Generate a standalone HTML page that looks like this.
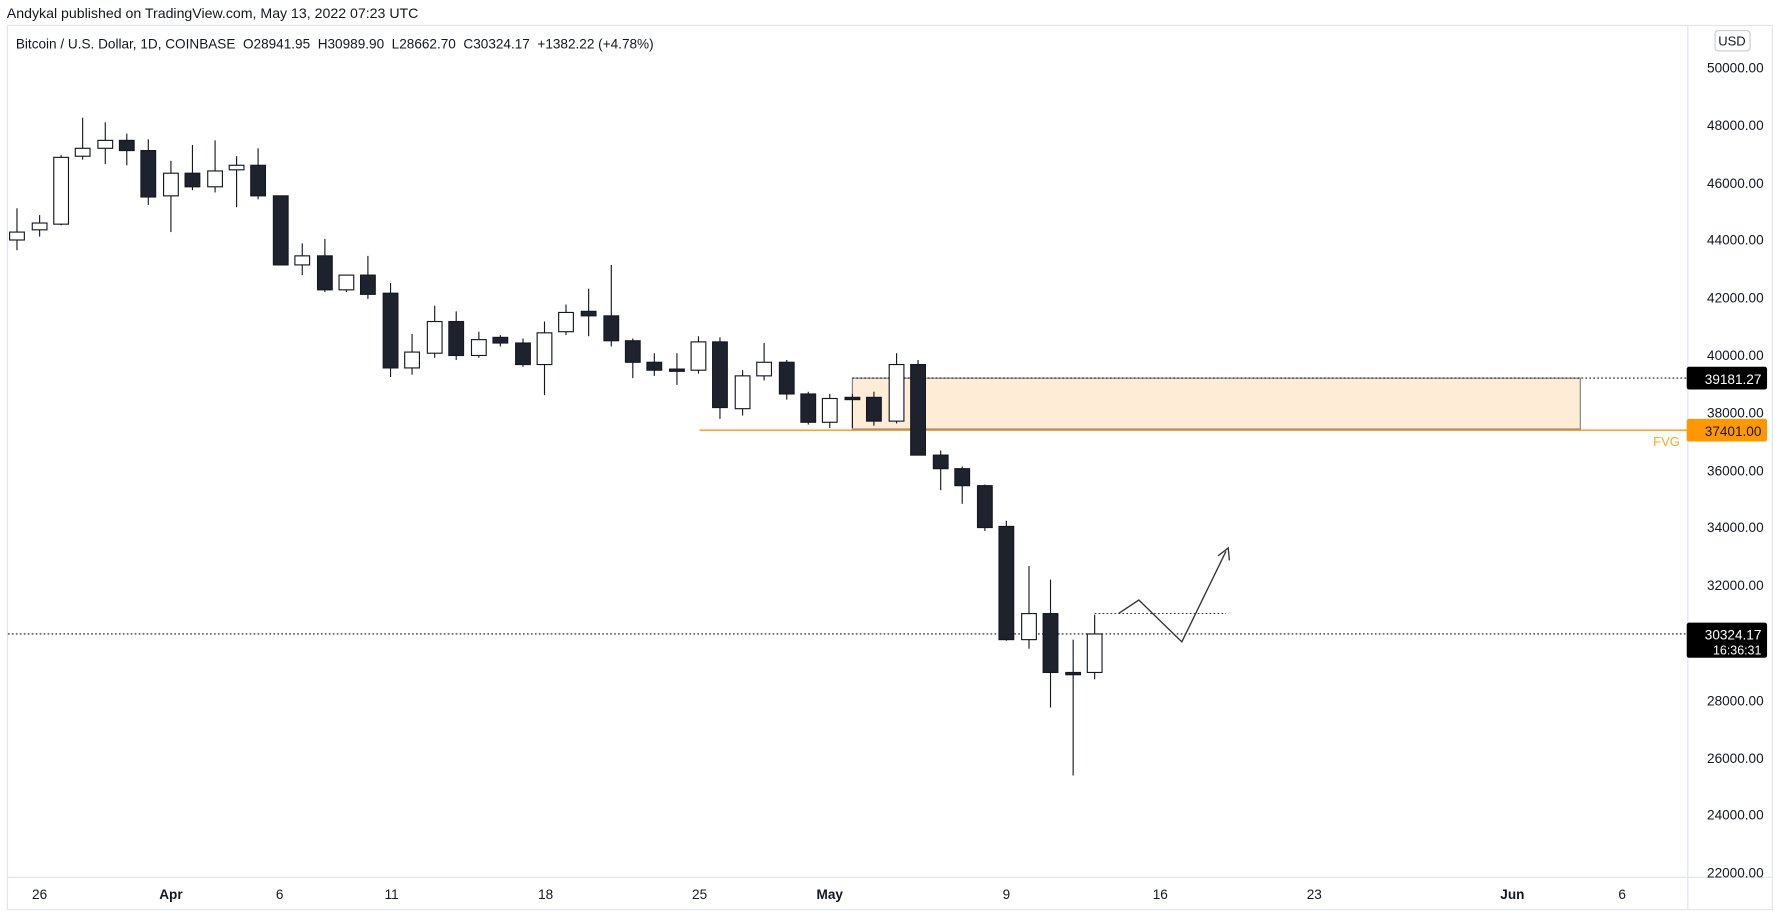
==
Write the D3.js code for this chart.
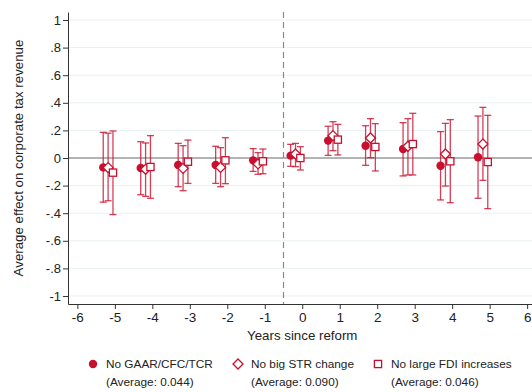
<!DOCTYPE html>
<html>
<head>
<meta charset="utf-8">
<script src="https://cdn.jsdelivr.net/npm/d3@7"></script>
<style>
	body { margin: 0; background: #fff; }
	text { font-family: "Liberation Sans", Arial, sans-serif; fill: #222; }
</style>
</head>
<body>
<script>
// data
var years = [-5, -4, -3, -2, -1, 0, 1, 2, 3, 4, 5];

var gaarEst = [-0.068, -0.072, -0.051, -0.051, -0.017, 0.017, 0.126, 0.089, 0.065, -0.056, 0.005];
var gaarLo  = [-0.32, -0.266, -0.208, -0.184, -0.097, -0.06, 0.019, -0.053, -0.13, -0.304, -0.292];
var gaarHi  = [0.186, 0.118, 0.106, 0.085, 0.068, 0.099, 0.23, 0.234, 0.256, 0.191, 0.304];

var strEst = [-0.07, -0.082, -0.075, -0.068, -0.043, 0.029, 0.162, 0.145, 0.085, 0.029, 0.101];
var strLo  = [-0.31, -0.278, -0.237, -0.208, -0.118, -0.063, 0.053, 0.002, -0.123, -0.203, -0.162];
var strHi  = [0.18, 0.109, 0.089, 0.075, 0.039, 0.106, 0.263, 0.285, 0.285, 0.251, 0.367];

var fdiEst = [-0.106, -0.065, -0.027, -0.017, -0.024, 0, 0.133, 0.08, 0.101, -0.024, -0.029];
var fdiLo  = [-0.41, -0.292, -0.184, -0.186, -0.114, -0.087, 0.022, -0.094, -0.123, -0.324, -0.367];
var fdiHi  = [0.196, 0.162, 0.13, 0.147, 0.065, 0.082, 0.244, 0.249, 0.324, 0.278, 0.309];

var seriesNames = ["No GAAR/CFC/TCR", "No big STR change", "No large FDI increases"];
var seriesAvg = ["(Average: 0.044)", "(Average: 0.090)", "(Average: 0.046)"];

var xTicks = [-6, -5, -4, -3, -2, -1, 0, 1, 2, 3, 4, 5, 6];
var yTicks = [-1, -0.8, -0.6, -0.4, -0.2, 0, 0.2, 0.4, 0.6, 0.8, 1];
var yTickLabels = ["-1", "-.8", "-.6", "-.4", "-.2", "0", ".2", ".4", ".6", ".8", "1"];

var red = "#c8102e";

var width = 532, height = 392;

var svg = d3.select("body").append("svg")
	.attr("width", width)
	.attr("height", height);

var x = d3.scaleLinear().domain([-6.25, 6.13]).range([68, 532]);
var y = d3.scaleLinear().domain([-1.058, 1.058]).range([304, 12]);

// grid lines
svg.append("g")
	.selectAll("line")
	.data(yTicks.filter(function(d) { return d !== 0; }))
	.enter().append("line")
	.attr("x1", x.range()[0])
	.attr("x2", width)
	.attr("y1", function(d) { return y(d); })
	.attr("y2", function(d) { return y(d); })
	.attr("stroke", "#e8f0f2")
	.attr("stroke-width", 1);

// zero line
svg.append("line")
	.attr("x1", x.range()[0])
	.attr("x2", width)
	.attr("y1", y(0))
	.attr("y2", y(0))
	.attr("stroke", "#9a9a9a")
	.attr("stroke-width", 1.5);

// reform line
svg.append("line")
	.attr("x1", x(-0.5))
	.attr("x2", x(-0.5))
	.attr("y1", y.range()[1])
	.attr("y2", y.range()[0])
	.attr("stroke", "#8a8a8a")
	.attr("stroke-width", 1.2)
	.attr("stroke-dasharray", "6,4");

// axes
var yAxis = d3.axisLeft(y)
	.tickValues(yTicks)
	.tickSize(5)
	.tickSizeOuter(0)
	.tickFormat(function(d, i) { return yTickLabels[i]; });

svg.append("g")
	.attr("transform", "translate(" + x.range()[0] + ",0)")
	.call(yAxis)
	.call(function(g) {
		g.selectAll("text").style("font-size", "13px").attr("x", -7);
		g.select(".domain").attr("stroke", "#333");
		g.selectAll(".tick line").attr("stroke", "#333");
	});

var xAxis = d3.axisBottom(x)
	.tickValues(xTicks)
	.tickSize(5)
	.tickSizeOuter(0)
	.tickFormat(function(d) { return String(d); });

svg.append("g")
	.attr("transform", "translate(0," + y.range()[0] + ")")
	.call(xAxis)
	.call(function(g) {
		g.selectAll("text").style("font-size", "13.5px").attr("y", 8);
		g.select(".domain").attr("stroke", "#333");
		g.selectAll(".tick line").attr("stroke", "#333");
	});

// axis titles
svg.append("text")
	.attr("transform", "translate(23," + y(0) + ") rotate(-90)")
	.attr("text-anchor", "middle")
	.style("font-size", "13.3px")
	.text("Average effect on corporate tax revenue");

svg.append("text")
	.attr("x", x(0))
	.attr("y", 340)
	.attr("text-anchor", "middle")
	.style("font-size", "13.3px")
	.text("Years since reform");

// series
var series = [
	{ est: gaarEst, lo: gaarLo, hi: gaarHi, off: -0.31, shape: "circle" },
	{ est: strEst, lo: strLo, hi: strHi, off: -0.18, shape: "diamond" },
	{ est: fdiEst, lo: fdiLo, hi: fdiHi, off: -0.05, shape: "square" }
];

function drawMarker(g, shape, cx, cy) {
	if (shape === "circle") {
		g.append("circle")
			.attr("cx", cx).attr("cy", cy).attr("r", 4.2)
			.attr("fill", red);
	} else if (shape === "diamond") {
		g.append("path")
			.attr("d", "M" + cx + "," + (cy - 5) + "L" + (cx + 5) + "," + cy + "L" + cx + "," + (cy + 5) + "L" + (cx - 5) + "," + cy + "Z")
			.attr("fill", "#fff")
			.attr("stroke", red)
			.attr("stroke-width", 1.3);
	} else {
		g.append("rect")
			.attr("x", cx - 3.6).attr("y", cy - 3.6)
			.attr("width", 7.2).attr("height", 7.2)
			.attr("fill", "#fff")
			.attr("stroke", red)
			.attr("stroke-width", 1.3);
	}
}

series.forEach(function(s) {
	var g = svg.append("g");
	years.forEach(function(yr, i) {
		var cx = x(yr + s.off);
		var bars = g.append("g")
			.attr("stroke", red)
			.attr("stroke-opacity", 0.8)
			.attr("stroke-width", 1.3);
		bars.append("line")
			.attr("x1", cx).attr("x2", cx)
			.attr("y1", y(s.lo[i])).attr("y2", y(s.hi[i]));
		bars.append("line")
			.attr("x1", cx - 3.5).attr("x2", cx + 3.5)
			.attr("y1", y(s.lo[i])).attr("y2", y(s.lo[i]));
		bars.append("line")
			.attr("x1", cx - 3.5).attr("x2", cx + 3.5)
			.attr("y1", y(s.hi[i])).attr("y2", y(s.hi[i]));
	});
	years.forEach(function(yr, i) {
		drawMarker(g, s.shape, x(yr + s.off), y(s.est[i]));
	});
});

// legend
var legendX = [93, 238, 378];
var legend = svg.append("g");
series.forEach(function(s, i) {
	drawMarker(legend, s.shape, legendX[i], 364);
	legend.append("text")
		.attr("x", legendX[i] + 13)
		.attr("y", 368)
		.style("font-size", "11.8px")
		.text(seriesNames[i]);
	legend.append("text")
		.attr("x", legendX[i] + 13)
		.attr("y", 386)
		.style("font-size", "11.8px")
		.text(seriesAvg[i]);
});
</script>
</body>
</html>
---
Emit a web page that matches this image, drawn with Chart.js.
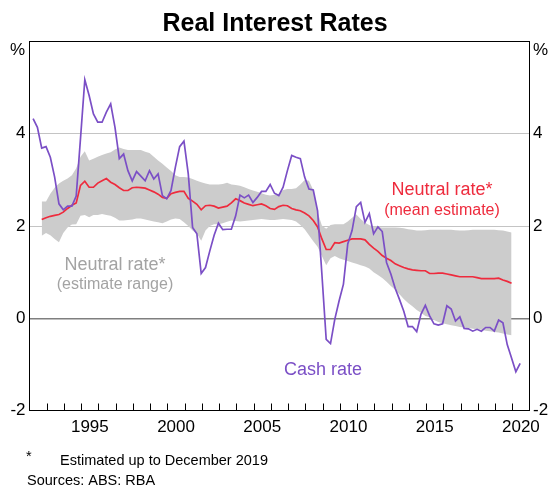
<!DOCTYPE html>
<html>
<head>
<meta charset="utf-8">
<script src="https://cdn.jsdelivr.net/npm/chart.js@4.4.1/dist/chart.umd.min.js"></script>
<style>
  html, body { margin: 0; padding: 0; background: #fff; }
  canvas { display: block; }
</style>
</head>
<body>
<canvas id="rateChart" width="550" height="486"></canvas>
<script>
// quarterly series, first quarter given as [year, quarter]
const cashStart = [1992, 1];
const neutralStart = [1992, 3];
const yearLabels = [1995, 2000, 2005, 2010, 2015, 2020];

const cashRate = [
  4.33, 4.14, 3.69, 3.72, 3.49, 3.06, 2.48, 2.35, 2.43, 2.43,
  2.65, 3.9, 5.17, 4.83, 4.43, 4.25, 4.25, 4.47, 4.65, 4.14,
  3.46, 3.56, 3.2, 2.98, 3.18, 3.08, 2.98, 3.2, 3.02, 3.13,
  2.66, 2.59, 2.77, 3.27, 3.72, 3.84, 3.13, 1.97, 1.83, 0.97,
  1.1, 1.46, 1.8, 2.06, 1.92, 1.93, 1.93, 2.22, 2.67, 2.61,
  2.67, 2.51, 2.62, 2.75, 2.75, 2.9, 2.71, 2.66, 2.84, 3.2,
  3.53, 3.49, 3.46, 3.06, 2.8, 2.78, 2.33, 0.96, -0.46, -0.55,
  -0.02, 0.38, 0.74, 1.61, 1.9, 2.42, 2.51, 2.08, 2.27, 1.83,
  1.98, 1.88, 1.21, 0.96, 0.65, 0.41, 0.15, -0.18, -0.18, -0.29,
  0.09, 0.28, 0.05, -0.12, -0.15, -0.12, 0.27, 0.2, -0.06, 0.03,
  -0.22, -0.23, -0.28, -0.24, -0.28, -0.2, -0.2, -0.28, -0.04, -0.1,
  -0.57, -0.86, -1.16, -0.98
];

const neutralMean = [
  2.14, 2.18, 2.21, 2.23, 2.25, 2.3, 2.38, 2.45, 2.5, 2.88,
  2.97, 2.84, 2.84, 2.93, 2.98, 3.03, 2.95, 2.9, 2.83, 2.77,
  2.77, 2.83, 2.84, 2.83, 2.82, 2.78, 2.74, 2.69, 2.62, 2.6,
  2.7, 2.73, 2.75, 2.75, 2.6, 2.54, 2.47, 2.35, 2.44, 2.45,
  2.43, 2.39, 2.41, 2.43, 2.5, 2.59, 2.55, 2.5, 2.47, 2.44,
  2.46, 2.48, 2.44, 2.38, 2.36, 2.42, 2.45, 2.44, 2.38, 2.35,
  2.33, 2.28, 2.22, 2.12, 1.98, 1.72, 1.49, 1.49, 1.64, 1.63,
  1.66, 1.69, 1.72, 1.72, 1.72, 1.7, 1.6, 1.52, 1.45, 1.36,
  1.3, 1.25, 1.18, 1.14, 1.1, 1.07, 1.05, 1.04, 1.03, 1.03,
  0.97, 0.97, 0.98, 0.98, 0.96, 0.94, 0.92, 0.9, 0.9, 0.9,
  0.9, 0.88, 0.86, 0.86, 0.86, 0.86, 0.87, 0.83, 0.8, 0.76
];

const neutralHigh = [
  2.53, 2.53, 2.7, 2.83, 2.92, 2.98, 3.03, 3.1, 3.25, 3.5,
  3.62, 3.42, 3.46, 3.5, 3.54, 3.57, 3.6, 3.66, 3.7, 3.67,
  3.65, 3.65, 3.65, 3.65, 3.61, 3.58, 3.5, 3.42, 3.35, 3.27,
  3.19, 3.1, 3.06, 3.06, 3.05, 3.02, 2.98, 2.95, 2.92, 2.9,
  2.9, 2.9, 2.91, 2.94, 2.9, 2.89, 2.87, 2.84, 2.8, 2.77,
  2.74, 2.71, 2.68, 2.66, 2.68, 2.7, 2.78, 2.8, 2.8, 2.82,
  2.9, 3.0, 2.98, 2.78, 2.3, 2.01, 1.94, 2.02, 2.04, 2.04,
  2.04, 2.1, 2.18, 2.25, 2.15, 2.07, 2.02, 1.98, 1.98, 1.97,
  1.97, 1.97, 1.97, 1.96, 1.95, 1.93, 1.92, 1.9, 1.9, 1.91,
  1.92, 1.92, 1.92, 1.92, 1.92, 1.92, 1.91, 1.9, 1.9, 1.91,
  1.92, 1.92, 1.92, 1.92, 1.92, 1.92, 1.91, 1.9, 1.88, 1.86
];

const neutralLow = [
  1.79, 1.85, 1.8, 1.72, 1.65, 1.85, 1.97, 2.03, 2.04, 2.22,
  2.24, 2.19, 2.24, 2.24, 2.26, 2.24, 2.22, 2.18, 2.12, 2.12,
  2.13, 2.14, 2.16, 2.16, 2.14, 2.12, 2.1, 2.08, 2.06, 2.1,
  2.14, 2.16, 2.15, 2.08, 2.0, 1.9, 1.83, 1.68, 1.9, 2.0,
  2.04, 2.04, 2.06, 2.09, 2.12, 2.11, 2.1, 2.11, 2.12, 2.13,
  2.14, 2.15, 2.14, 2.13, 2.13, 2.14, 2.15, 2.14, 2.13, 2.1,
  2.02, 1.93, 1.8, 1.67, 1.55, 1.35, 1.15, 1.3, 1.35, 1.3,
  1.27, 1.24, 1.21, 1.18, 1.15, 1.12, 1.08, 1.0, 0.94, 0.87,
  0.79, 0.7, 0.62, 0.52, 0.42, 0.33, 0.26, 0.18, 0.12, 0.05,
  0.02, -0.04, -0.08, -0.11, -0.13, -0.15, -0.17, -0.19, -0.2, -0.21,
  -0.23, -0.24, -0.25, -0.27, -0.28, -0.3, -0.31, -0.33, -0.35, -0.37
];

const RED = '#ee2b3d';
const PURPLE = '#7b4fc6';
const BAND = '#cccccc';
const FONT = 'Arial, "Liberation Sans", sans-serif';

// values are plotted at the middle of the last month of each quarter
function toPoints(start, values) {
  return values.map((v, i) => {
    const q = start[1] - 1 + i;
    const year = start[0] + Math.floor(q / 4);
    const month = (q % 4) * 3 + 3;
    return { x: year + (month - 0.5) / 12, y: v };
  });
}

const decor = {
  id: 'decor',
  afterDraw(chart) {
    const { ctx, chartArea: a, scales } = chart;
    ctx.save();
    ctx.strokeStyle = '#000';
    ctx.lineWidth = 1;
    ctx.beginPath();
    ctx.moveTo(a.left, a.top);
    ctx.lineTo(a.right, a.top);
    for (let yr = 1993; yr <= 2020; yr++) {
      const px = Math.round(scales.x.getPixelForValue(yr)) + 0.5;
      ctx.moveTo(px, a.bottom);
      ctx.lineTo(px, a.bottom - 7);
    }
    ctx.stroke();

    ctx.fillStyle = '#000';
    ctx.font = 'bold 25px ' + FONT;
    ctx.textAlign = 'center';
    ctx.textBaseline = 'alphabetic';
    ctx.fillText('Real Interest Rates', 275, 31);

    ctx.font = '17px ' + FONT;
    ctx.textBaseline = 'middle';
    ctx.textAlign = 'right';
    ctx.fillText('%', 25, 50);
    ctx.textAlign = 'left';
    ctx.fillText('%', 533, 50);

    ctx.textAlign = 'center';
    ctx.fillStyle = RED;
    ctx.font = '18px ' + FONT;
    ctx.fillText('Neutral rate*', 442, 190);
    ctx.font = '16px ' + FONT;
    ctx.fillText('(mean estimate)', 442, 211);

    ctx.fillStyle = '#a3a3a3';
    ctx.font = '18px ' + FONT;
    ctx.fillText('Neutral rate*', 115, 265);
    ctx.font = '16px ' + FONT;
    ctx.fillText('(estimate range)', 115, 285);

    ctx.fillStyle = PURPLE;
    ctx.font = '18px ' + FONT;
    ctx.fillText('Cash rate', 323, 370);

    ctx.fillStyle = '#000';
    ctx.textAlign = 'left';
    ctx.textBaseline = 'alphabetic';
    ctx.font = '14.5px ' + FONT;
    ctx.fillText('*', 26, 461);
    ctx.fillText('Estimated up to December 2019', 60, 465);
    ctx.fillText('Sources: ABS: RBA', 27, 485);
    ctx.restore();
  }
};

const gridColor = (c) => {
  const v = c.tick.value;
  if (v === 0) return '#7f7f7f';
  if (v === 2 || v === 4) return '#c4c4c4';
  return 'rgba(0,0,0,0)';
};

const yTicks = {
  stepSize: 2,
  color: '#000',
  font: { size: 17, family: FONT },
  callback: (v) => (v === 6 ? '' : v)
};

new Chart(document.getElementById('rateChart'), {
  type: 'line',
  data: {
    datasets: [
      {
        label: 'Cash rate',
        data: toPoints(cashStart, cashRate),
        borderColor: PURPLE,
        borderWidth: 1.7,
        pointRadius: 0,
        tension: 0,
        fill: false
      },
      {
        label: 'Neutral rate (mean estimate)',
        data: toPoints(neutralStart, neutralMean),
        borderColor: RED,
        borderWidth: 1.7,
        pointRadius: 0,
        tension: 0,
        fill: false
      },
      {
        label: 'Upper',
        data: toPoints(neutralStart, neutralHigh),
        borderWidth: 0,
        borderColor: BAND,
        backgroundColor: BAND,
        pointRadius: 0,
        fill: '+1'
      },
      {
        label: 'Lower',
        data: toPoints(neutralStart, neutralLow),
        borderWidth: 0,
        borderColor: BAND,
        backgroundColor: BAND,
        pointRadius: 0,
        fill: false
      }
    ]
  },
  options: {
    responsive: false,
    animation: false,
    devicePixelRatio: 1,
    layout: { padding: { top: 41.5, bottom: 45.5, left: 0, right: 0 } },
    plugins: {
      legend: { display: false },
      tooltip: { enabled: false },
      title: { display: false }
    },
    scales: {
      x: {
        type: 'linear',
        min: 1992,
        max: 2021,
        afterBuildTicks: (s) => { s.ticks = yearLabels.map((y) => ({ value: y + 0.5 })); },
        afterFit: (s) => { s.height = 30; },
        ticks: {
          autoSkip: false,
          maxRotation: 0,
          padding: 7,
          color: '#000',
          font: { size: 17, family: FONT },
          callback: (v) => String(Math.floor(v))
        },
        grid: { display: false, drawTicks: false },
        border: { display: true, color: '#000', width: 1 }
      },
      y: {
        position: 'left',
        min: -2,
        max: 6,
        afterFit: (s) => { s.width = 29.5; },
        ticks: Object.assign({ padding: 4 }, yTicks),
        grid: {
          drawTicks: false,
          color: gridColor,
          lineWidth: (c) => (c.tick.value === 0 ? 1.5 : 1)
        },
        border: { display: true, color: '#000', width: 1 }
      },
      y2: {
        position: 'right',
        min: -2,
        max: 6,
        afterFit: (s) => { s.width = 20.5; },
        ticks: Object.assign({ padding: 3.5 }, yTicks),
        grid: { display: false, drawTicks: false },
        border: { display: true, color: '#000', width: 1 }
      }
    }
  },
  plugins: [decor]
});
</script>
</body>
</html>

| TASK PROMPT |
Extract each line from the listing that holds the word "this".

| ANSWER TO THE TASK |
Generate a standalone HTML page that looks like this.
Write the D3.js code for this chart.
Emit a web page that matches this image, drawn with Chart.js.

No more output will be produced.